Class TRECWebCollection

  • All Implemented Interfaces:
    java.io.Closeable, java.lang.AutoCloseable, Collection

    public class TRECWebCollection
    extends TRECCollection
    Version of TRECCollection which can parse standard form DOCHDR tags in TREC Web corpoa. A standard format DOCHDR tag from WT2G is shown below.
     <DOCHDR>
     http://www.city.geneva.ny.us:80/index.htm 192.108.245.124 19970121041510 text/html 2407
     HTTP/1.0 200 OK
     Date: Tue, 21 Jan 1997 04:14:08 GMT
     Server: Apache/1.1.1
     Content-type: text/html
     Content-length: 2236
     Last-modified: Fri, 18 Oct 1996 17:33:56 GMT
     </DOCHDR>
     
    TRECWebCollection parses each HTTP header as Document property. In addition, the URL, IP address, date and length are parsed from the DOCHDR tags. In particular, the following Document properies are set, depending on the format of the DOCHDR tag:
    • url (all corpora)
    • ip (WT2G, WT10G only)
    • docbytelength (WT2G, WT10G, Blog06, Blogs08 only)
    • contenttype (WT2G, WT10G only, but usually identified in the HTTP headers)
    • crawldate (WT2G, WT10G only)

    Supported TREC Collections:
    There are some variations in the format of the DOCHDR tags in the various TREC web corpora, in particular the first line of the tag. The following corpora are supported.
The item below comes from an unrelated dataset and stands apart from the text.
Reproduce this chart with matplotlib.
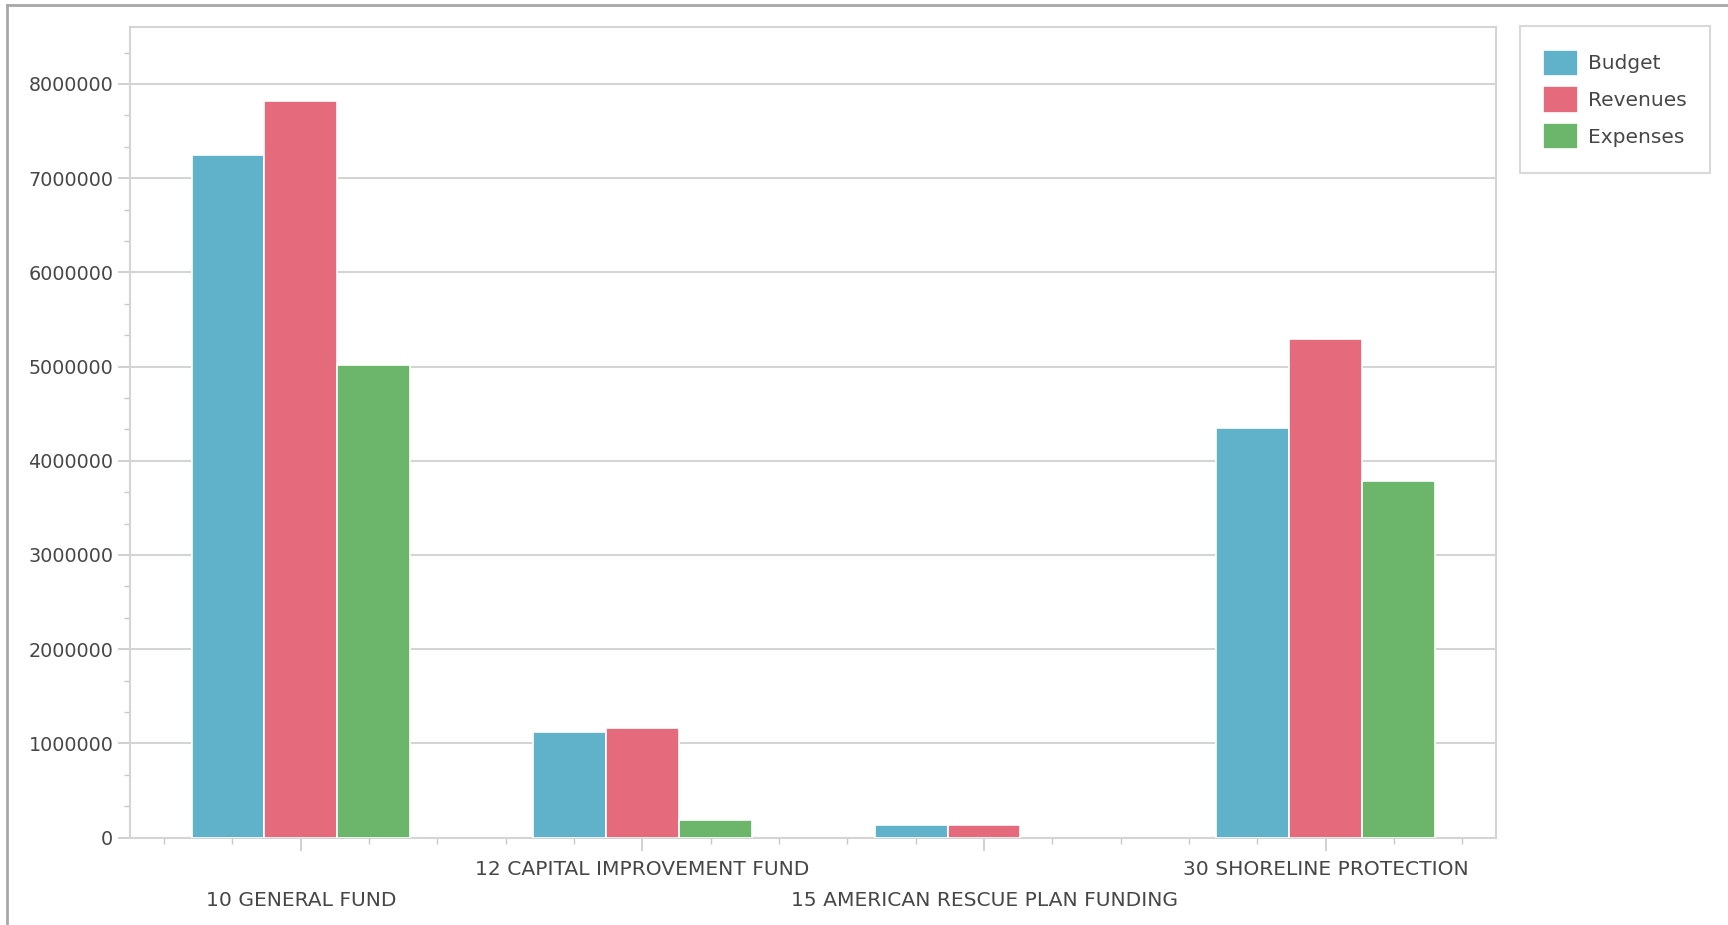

    • WT2G, WT10G: URL IP Crawldate content-type docbytelength
    • Blogs06,Blogs08: URL invalidIP invalidCrawldate docbytelength
    • GOV,GOV2,W3C,CERC: URL
    For indexing the more recent TREC ClueWeb09 corpus, see WARC018Collection.
    Since:
    3.5
    Author:
    Craig Macdonald
    • Constructor Detail

      • TRECWebCollection

        public TRECWebCollection()
        Constructs an instance of the TRECWebCollection.
      • TRECWebCollection

        public TRECWebCollection​(java.io.InputStream input)
        Constructs an instance of the TRECWebCollection, given an InputStream.
        Parameters:
        input -
      • TRECWebCollection

        public TRECWebCollection​(java.lang.String CollectionSpecFilename,
                                 java.lang.String TagSet,
                                 java.lang.String BlacklistSpecFilename,
                                 java.lang.String ignored)
        Constructs an instance of the TRECWebCollection.
        Parameters:
        CollectionSpecFilename -
        TagSet -
        BlacklistSpecFilename -
        ignored -
      • TRECWebCollection

        public TRECWebCollection​(java.util.List<java.lang.String> files,
                                 java.lang.String TagSet,
                                 java.lang.String BlacklistSpecFilename,
                                 java.lang.String ignored)
      • TRECWebCollection

        public TRECWebCollection​(java.util.List<java.lang.String> files,
                                 java.lang.String TagSet,
                                 java.lang.String BlacklistSpecFilename)
      • TRECWebCollection

        public TRECWebCollection​(java.util.List<java.lang.String> files)
    • Method Detail

      • afterPropertyTags

        protected void afterPropertyTags()
                                  throws java.io.IOException
        Overrides:
        afterPropertyTags in class TRECCollection
        Throws:
        java.io.IOException